モテモテ

自分が嫌っていたはずの場所に、躍りこんで戦うさまを想像した。

結局異性だな、と思った。
マッチングサイトを見ているとよくわかる、顔や見た目で男を選んでいるのは女も同じだ。
かわいいが作れるように、誠実さや爽やかさも作れてしまう。
ボルダリングやフットサルやスノボーが好きで、アウトドアは一通りこなせて、子どもが好きで、冗談を言い合える人間だったらなんでもいいのだ。

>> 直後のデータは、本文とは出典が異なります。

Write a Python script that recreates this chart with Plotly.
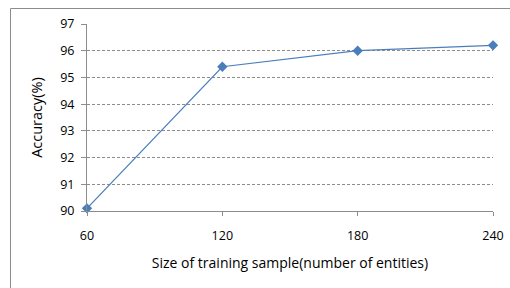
import plotly.graph_objects as go

sizes = [60, 120, 180, 240]
accuracy = [90.1, 95.4, 96.0, 96.2]
y_ticks = [90, 91, 92, 93, 94, 95, 96, 97]

W, H = 510, 288
L, R, T, B = 87, 17, 24, 77
pw, ph = W - L - R, H - T - B

def px(x):
    return (x - L) / pw

def py(y):
    return 1 - (y - T) / ph

FONT = "Open Sans"
fig = go.Figure()
fig.add_trace(go.Scatter(
    x=sizes, y=accuracy, mode="lines+markers",
    line=dict(color="#4A7EBB", width=1.2),
    marker=dict(symbol="diamond", size=8, color="#4A7EBB"),
    cliponaxis=False, showlegend=False,
))

fig.update_layout(
    width=W, height=H, autosize=False,
    margin=dict(l=L, r=R, t=T, b=B, autoexpand=False),
    paper_bgcolor="white", plot_bgcolor="white",
    font=dict(family=FONT, size=12.5, color="#000000"),
    xaxis=dict(
        range=[60, 240], tickvals=sizes, ticktext=[str(s) for s in sizes],
        showgrid=False, zeroline=False, showline=True, linecolor="#8C8C8C", linewidth=1,
        ticks="outside", ticklen=4, tickcolor="#8C8C8C", automargin=False,
        ticklabelstandoff=9,
        title=dict(text="Size of training sample(number of entities)", standoff=15,
                   font=dict(size=14)),
    ),
    yaxis=dict(
        range=[90, 97], tickvals=y_ticks, ticktext=[str(v) for v in y_ticks],
        showgrid=True, gridcolor="#8C8C8C", griddash="3px,2px", gridwidth=1,
        zeroline=False, showline=True, linecolor="#8C8C8C", linewidth=1,
        ticks="outside", ticklen=5, tickcolor="#8C8C8C", automargin=False,
        ticklabelstandoff=4,
        title=dict(text="Accuracy(%)", standoff=14, font=dict(size=14.5)),
    ),
    shapes=[
        dict(type="line", xref="paper", yref="paper", x0=px(10.5), x1=px(510),
             y0=py(8.5), y1=py(8.5), line=dict(color="#8C8C8C", width=1)),
        dict(type="line", xref="paper", yref="paper", x0=px(10.5), x1=px(10.5),
             y0=py(8.5), y1=py(288), line=dict(color="#8C8C8C", width=1)),
    ],
)

fig.write_html(
    "out.html",
    config={"displayModeBar": False, "responsive": False},
    post_script="document.body.style.margin='0';document.body.style.overflow='hidden';",
)
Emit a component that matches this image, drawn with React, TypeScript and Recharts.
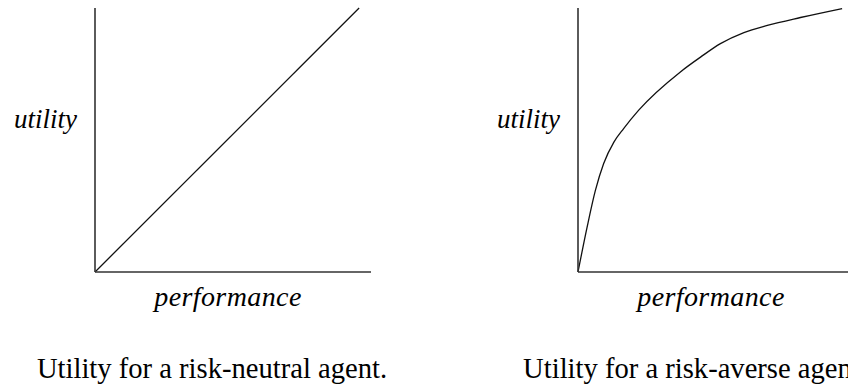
import { LineChart, Line, XAxis, YAxis, Label } from "recharts";

// performance (x) and utility (y), both on a 0-100 scale
const neutralPerformance = [0, 95.7];
const neutralUtility = [0, 100];

const aversePerformance = [0, 3.3, 6.3, 9.3, 13.0, 16.6, 22.0, 37.1, 44.4, 51.6, 60.1, 68.6, 80.6, 95.7];
const averseUtility = [0, 17.0, 30.9, 41.1, 49.2, 54.4, 61.3, 75.8, 81.4, 86.5, 90.7, 93.4, 96.4, 99.8];

const captions = ["Utility for a risk-neutral agent.", "Utility for a risk-averse agent."];
const xLabel = "performance";
const yLabel = "utility";

const toRows = (xs: number[], ys: number[]) => xs.map((x, i) => ({ x, y: ys[i] }));

const serif = "'Liberation Serif', serif";

function Panel({ data, caption }: { data: { x: number; y: number }[]; caption: string }) {
  return (
    <LineChart
      width={400}
      height={385}
      data={data}
      margin={{ top: 8, right: 29, bottom: 112, left: 94 }}
      style={{ fontFamily: serif }}
    >
      <XAxis
        type="number"
        dataKey="x"
        domain={[0, 100]}
        height={1}
        tick={false}
        tickLine={false}
        axisLine={{ stroke: "#333", strokeWidth: 1.6 }}
      >
        <Label
          value={xLabel}
          position="bottom"
          offset={13}
          dx={-5}
          fontFamily={serif}
          fontStyle="italic"
          fontSize={28}
          letterSpacing={0.4}
          fill="#000"
        />
        <Label
          value={caption}
          position="bottom"
          offset={85}
          dx={-21}
          fontFamily={serif}
          fontSize={28.6}
          fill="#000"
        />
      </XAxis>
      <YAxis
        type="number"
        domain={[0, 100]}
        width={1}
        tick={false}
        tickLine={false}
        axisLine={{ stroke: "#333", strokeWidth: 1.6 }}
      >
        <Label
          value={yLabel}
          position="left"
          offset={17}
          dy={-22}
          fontFamily={serif}
          fontStyle="italic"
          fontSize={27}
          fill="#000"
        />
      </YAxis>
      <Line
        type="monotone"
        dataKey="y"
        stroke="#111"
        strokeWidth={1.3}
        dot={false}
        isAnimationActive={false}
      />
    </LineChart>
  );
}

export default function App() {
  return (
    <div
      style={{
        position: "absolute",
        left: 0,
        top: 0,
        width: 848,
        height: 385,
        overflow: "hidden",
        background: "#fff",
        fontFamily: serif,
      }}
    >
      <div style={{ position: "absolute", left: 0, top: 0 }}>
        <Panel data={toRows(neutralPerformance, neutralUtility)} caption={captions[0]} />
      </div>
      <div style={{ position: "absolute", left: 483, top: 0 }}>
        <Panel data={toRows(aversePerformance, averseUtility)} caption={captions[1]} />
      </div>
    </div>
  );
}
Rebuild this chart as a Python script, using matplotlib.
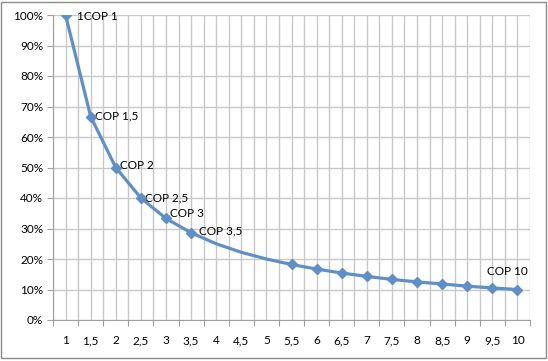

そんな単純なゲームだったら、サクッと勝ってやればいいのだ。
てっぺんにいていい顔をしているやつらを、同じところに立ってバカにすればいいのだ。
そして、ここはそんなにいいところじゃないぞ、と大声で叫びたい。

その叫びが通用しないとしたら、結局それは男と女っていう一番めんどくさいものが絡んでるからだ。
俺だって絡め取られてるからよくわかる。
可愛い子と寝てみたいし、幻想だってバッチリ抱いてる。
電車の中で聞こえる、可愛い女の子たちのどうしようもなくつまらない薄っぺらな会話に反吐が出そうになっても、ここではないどこかに夢のように素敵なオヒメサマがいるという思いを、身体の奥底では捨てきれていないのだ。

押しつけられた幻想をぶち壊すために、一旦モテモテ王国の階梯をのし上がってみるのも悪くないかと思った。
でもきっとそれも虚しい。
どうしようもないのはわかっている。
できることなら神様にでも仏様にでもなって、今いる場所をよく見てみろ、そこがお前の生きる場所なんだと、踊る阿呆や見る阿呆の横面をひっぱたいて回りたい。
だけどまず、俺自身が、踊ることも見ることも避けてるくせに、ムッツリ阿呆なのだもの。
くだらないと笑い飛ばすには未練が強すぎるんだ。

いろんなことが間違っていて、見えない罠と鉄格子がどこまでも張り巡らされたこの社会の実相をさ、いつか心から笑い飛ばしたいんだ。